Acquisition lifeline: For some firms, getting bought is the difference between staying in business and going under

Without a white knight, Town Residential and Eastern Consolidated were forced to close their doors

New York Issue /
Jul.July 09, 2018 01:20 PM

Mergers and acquisitions aren’t just about growth. For some firms, they are the final lifeline. And without that lifeline, the company goes under.

Such was the case with Town Residential and Eastern Consolidated, which spent a combined 45 years brokering deals in New York. In the span of just two months in 2018, both shops pulled the plug.

This spring, Town CEO Andrew Heiberger shopped the eight-year-old firm to former rivals.

Related: Real estate’s new age of mergers and acquisitions 

Sources said Elliman agreed to pay him a gross percentage of commissions to acquire all of Town’s agents. But the deal collapsed when Elliman Chairman Howard Lorber made it clear he would drop Town’s name and would not agree to assume the firm’s debt.

With no white knight in sight, Heiberger ceased Town’s resale and leasing operations, effectively shutting down and sending around 400 agents scrambling for new jobs. “It was definitely the last option,” Heiberger said at The Real Deal’s new development forum in May. “And really the only option.”

Heiberger has attributed Town’s downfall to a confluence of external factors that made it nearly impossible to turn a profit. But while other firms are seeing their margins tighten in this market, Town’s high expenses — for rent, parties and agent perks — were undoubtedly part of the firm’s undoing, sources say.

In the case of Eastern, the 37-year-old company had dug itself into a hole it couldn’t climb out of.

On TRD’s most recent investment sales ranking — a tally of closed sales of $1 million-plus in 2017 — the firm closed $622 million in deals. That was down 60 percent from the year before, one of the biggest drops on the list.

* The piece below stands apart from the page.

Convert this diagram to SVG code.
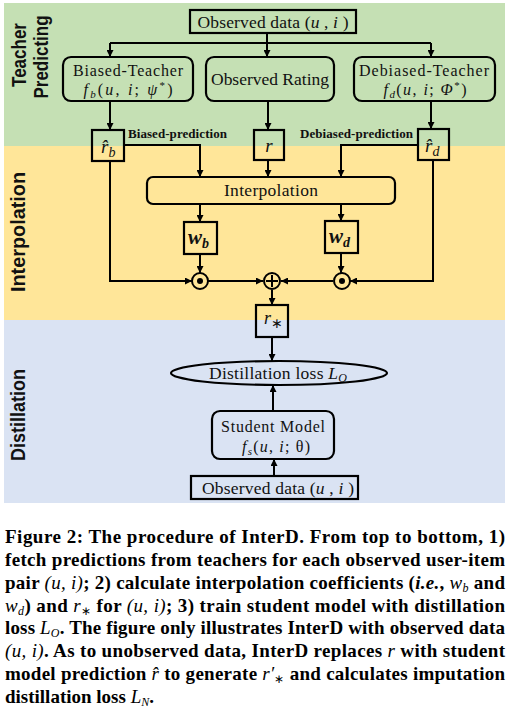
<svg xmlns="http://www.w3.org/2000/svg" width="514" height="710" viewBox="0 0 514 710">
<defs>
<marker id="ah" markerWidth="7" markerHeight="7" refX="7" refY="3.5" orient="auto" markerUnits="userSpaceOnUse">
<path d="M0,0 L7,3.5 L0,7 z" fill="#000"/>
</marker>
<style>
.box{fill:none;stroke:#000;stroke-width:2.2}
.ln{fill:none;stroke:#000;stroke-width:2}
.ar{fill:none;stroke:#000;stroke-width:2;marker-end:url(#ah)}
.t{font-family:"Liberation Serif",serif;font-size:17.5px;fill:#111}
.t2{font-family:"Liberation Serif",serif;font-size:16px;fill:#111}
.m{font-family:"Liberation Serif",serif;font-style:italic}
.side{font-family:"Liberation Sans",Arial,sans-serif;font-weight:bold;font-size:20px;fill:#111}
.lab{font-family:"Liberation Serif",serif;font-weight:bold;font-size:13px;fill:#111}
.cap{font-family:"Liberation Serif",serif;font-weight:bold;font-size:19px;fill:#000}
.ci{font-weight:normal;font-style:italic}
</style>
</defs>
<rect x="4" y="3" width="501" height="143" fill="#c5e0b4"/>
<rect x="4" y="146" width="501" height="174" fill="#ffe699"/>
<rect x="4" y="320" width="501" height="183" fill="#dae3f3"/>

<g id="side-labels">
<text class="side" transform="translate(26,55) rotate(-90)" text-anchor="middle" textLength="64" lengthAdjust="spacingAndGlyphs">Teacher</text>
<text class="side" transform="translate(48,57) rotate(-90)" text-anchor="middle" textLength="83" lengthAdjust="spacingAndGlyphs">Predicting</text>
<text class="side" transform="translate(25,232) rotate(-90)" text-anchor="middle" textLength="120" lengthAdjust="spacingAndGlyphs">Interpolation</text>
<text class="side" transform="translate(25,415) rotate(-90)" text-anchor="middle" textLength="92" lengthAdjust="spacingAndGlyphs">Distillation</text>
</g>

<g id="connectors">
<path class="ln" d="M267,33 V43 M110,43 H431"/>
<path class="ar" d="M110,43 V57"/>
<path class="ar" d="M267,43 V57"/>
<path class="ar" d="M431,43 V57"/>
<path class="ar" d="M110,101 V130"/>
<path class="ar" d="M268,101 V130"/>
<path class="ar" d="M431,101 V129"/>
<path class="ar" d="M124,145 H200 V177"/>
<path class="ar" d="M268,160 V177"/>
<path class="ar" d="M418,145 H341 V177"/>
<path class="ar" d="M200,204 V222"/>
<path class="ar" d="M341,204 V221"/>
<path class="ar" d="M200,254 V273"/>
<path class="ar" d="M341,253 V273"/>
<path class="ar" d="M110,161 V281 H192"/>
<path class="ar" d="M208,281 H263"/>
<path class="ar" d="M333,281 H281"/>
<path class="ar" d="M433,160 V281 H350"/>
<path class="ar" d="M272,290 V305"/>
<path class="ar" d="M272,337 V361"/>
<path class="ar" d="M273,411 V385"/>
<path class="ar" d="M274,476 V459"/>
</g>

<g id="observed-top">
<rect class="box" x="190" y="10" width="166" height="23"/>
<text class="t" x="273" y="28" text-anchor="middle" textLength="151" lengthAdjust="spacing">Observed  data (<tspan class="m">u</tspan> , <tspan class="m">i</tspan> )</text>
</g>
<g id="biased-teacher">
<rect class="box" x="63" y="57" width="130" height="44" rx="8"/>
<text class="t2" x="128" y="76" text-anchor="middle" textLength="110" lengthAdjust="spacing">Biased-Teacher</text>
<text class="t2" x="128" y="95" text-anchor="middle" textLength="89" lengthAdjust="spacing"><tspan class="m">f</tspan><tspan class="m" font-size="11" dy="3">b</tspan><tspan dy="-3">(</tspan><tspan class="m">u</tspan>, <tspan class="m">i</tspan>; <tspan class="m">ψ</tspan><tspan font-size="11" dy="-6">*</tspan><tspan dy="6">)</tspan></text>
</g>
<g id="observed-rating">
<rect class="box" x="206" y="57" width="128" height="44" rx="8"/>
<text class="t" x="270" y="85" text-anchor="middle" textLength="118" lengthAdjust="spacing">Observed Rating</text>
</g>
<g id="debiased-teacher">
<rect class="box" x="354" y="57" width="141" height="44" rx="8"/>
<text class="t2" x="424" y="76" text-anchor="middle" textLength="130" lengthAdjust="spacing">Debiased-Teacher</text>
<text class="t2" x="425" y="95" text-anchor="middle" textLength="83" lengthAdjust="spacing"><tspan class="m">f</tspan><tspan class="m" font-size="11" dy="3">d</tspan><tspan dy="-3">(</tspan><tspan class="m">u</tspan>, <tspan class="m">i</tspan>; <tspan class="m">Φ</tspan><tspan font-size="11" dy="-6">*</tspan><tspan dy="6">)</tspan></text>
</g>

<g id="rb">
<rect class="box" x="92" y="130" width="32" height="31"/>
<text class="m" x="101" y="153" font-size="19" fill="#111">r̂<tspan font-size="14" dy="4">b</tspan></text>
</g>
<g id="r">
<rect class="box" x="254" y="130" width="30" height="30"/>
<text class="m" x="269" y="152" text-anchor="middle" font-size="19" fill="#111">r</text>
</g>
<g id="rd">
<rect class="box" x="418" y="129" width="31" height="31"/>
<text class="m" x="425" y="152" font-size="19" fill="#111">r̂<tspan font-size="14" dy="4">d</tspan></text>
</g>
<g id="edge-labels">
<text class="lab" x="128" y="138" textLength="99" lengthAdjust="spacing">Biased-prediction</text>
<text class="lab" x="300" y="138" textLength="113" lengthAdjust="spacing">Debiased-prediction</text>
</g>

<g id="interpolation">
<rect class="box" x="147" y="177" width="248" height="27" rx="6"/>
<text class="t" x="271" y="196" text-anchor="middle" textLength="94" lengthAdjust="spacing">Interpolation</text>
</g>
<g id="wb">
<rect class="box" x="184" y="222" width="33" height="32"/>
<text class="m" x="188" y="244" font-size="21" font-weight="bold" fill="#111">w<tspan font-size="14" dy="4">b</tspan></text>
</g>
<g id="wd">
<rect class="box" x="325" y="221" width="33" height="32"/>
<text class="m" x="329" y="243" font-size="21" font-weight="bold" fill="#111">w<tspan font-size="14" dy="4">d</tspan></text>
</g>
<g id="odot-b">
<circle cx="200" cy="281" r="8" fill="none" stroke="#000" stroke-width="2"/>
<circle cx="200" cy="281" r="3" fill="#000"/>
</g>
<g id="oplus">
<circle cx="272" cy="281" r="8" fill="none" stroke="#000" stroke-width="2"/>
<path d="M266,281 H278 M272,275 V287" stroke="#000" stroke-width="2"/>
</g>
<g id="odot-d">
<circle cx="342" cy="281" r="8" fill="none" stroke="#000" stroke-width="2"/>
<circle cx="342" cy="281" r="3" fill="#000"/>
</g>
<g id="rstar">
<rect class="box" x="256" y="305" width="32" height="32"/>
<text class="m" x="264" y="324" font-size="18" fill="#111">r<tspan font-size="14" font-style="normal" dy="4">∗</tspan></text>
</g>
<g id="distillation-loss">
<ellipse cx="279" cy="373" rx="108" ry="12" fill="none" stroke="#000" stroke-width="2.2"/>
<text class="t" x="209" y="379" textLength="138" lengthAdjust="spacing">Distillation loss <tspan class="m">L</tspan><tspan class="m" font-size="12" dy="3">O</tspan></text>
</g>
<g id="student">
<rect class="box" x="212" y="411" width="122" height="48" rx="8"/>
<text class="t2" x="273" y="432" text-anchor="middle" textLength="104" lengthAdjust="spacing">Student Model</text>
<text class="t2" x="276" y="452" text-anchor="middle" textLength="68" lengthAdjust="spacing"><tspan class="m">f</tspan><tspan class="m" font-size="11" dy="3">s</tspan><tspan dy="-3">(</tspan><tspan class="m">u</tspan>, <tspan class="m">i</tspan>; θ)</text>
</g>
<g id="observed-bottom">
<rect class="box" x="191" y="476" width="167" height="23"/>
<text class="t" x="278" y="494" text-anchor="middle" textLength="152" lengthAdjust="spacing">Observed  data (<tspan class="m">u</tspan> , <tspan class="m">i</tspan> )</text>
</g>

<g id="caption">
<text class="cap" x="5" y="543" textLength="500" lengthAdjust="spacing">Figure 2: The procedure of InterD. From top to bottom, 1)</text>
<text class="cap" x="5" y="566" textLength="500" lengthAdjust="spacing">fetch predictions from teachers for each observed user-item</text>
<text class="cap" x="5" y="589" textLength="500" lengthAdjust="spacing">pair <tspan class="ci">(u, i)</tspan>; 2) calculate interpolation coefficients (<tspan font-style="italic">i.e.</tspan>, <tspan class="ci">w</tspan><tspan class="ci" font-size="12" dy="3">b</tspan><tspan dy="-3"> and</tspan></text>
<text class="cap" x="5" y="612" textLength="500" lengthAdjust="spacing"><tspan class="ci">w</tspan><tspan class="ci" font-size="12" dy="3">d</tspan><tspan dy="-3">) and </tspan><tspan class="ci">r</tspan><tspan font-weight="normal" font-size="12" dy="3">∗</tspan><tspan dy="-3"> for </tspan><tspan class="ci">(u, i)</tspan>; 3) train student model with distillation</text>
<text class="cap" x="5" y="634" textLength="500" lengthAdjust="spacing">loss <tspan class="ci">L</tspan><tspan class="ci" font-size="12" dy="3">O</tspan><tspan dy="-3">. The figure only illustrates InterD with observed data</tspan></text>
<text class="cap" x="5" y="657" textLength="500" lengthAdjust="spacing"><tspan class="ci">(u, i)</tspan>. As to unobserved data, InterD replaces <tspan class="ci">r</tspan> with student</text>
<text class="cap" x="5" y="680" textLength="500" lengthAdjust="spacing">model prediction <tspan class="ci">r̂</tspan> to generate <tspan class="ci">r′</tspan><tspan font-weight="normal" font-size="12" dy="3">∗</tspan><tspan dy="-3"> and calculates imputation</tspan></text>
<text class="cap" x="5" y="703">distillation loss <tspan class="ci">L</tspan><tspan class="ci" font-size="12" dy="3">N</tspan><tspan dy="-3">.</tspan></text>
</g>
</svg>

By comparison, Meridian Capital Group — which launched its investment sales division in mid-2015 after poaching Eastern’s David Schechtman and Lipa Lieberman — beat out the firm by more than $300 million, even while its dollar volume dropped by 40 percent.

Co-founders Daun Paris and Peter Hauspurg considered forming a strategic partnership with another brokerage to breathe new life into the company. But a deal never materialized, and on a Friday in the middle of last month they called a companywide meeting to tell their employees that the firm would shutter in a month. “They said it’s a tough market,” said Eastern broker Daniel Wesson. “And they didn’t see a light at the end of the tunnel.”

The brokerage’s demise, sources say, can be traced to an ill-fated decision to pivot the firm’s platform about five years ago.

Paris and Hauspurg decided to expand outside the company’s bread and butter and hired Chief Sales Officer Mark Schnurman to retool the firm’s sales process: Instead of having veteran brokers prospecting for deals, Eastern went on a hiring spree, bringing on junior salespeople to canvass for deals and pass them up the food chain, with all sharing a cut of the commissions.

Some speculate that the plan may have been to bulk up the company for a potential sale, but the playbook didn’t produce the desired results.

One of Eastern’s biggest shortcomings, sources said, was that it didn’t dominate any one sector. With income dwindling and the increased overhead, Paris and Hauspurg decided in late 2017 that the only way to save the business was to sell it off. They hired an investment bank to evaluate the opportunity.

“During this process, other opportunities arose, but they all came with terms and conditions with which we were not comfortable,” the husband-and-wife duo said in a statement.

The sale of a private company can, indeed, be a messy affair.

“The thing that’s different about a private deal and a public deal is really that the sellers are still around after the transaction closes,” said Richard Morris, a partner at the law firm Herrick Feinstein.

With a sale of a public company, one party buys the other’s shares and the two go their separate ways. But with private firms, both sides often have to agree on everything from noncompete clauses to which managers and employees will stay on. Often there are also performance guarantees or benchmarks that need to be hit for the sellers to get paid.

And obviously, they need to agree on price. Sources said the fact that Eastern was burdened by high overhead gave it a weaker negotiating hand on that front.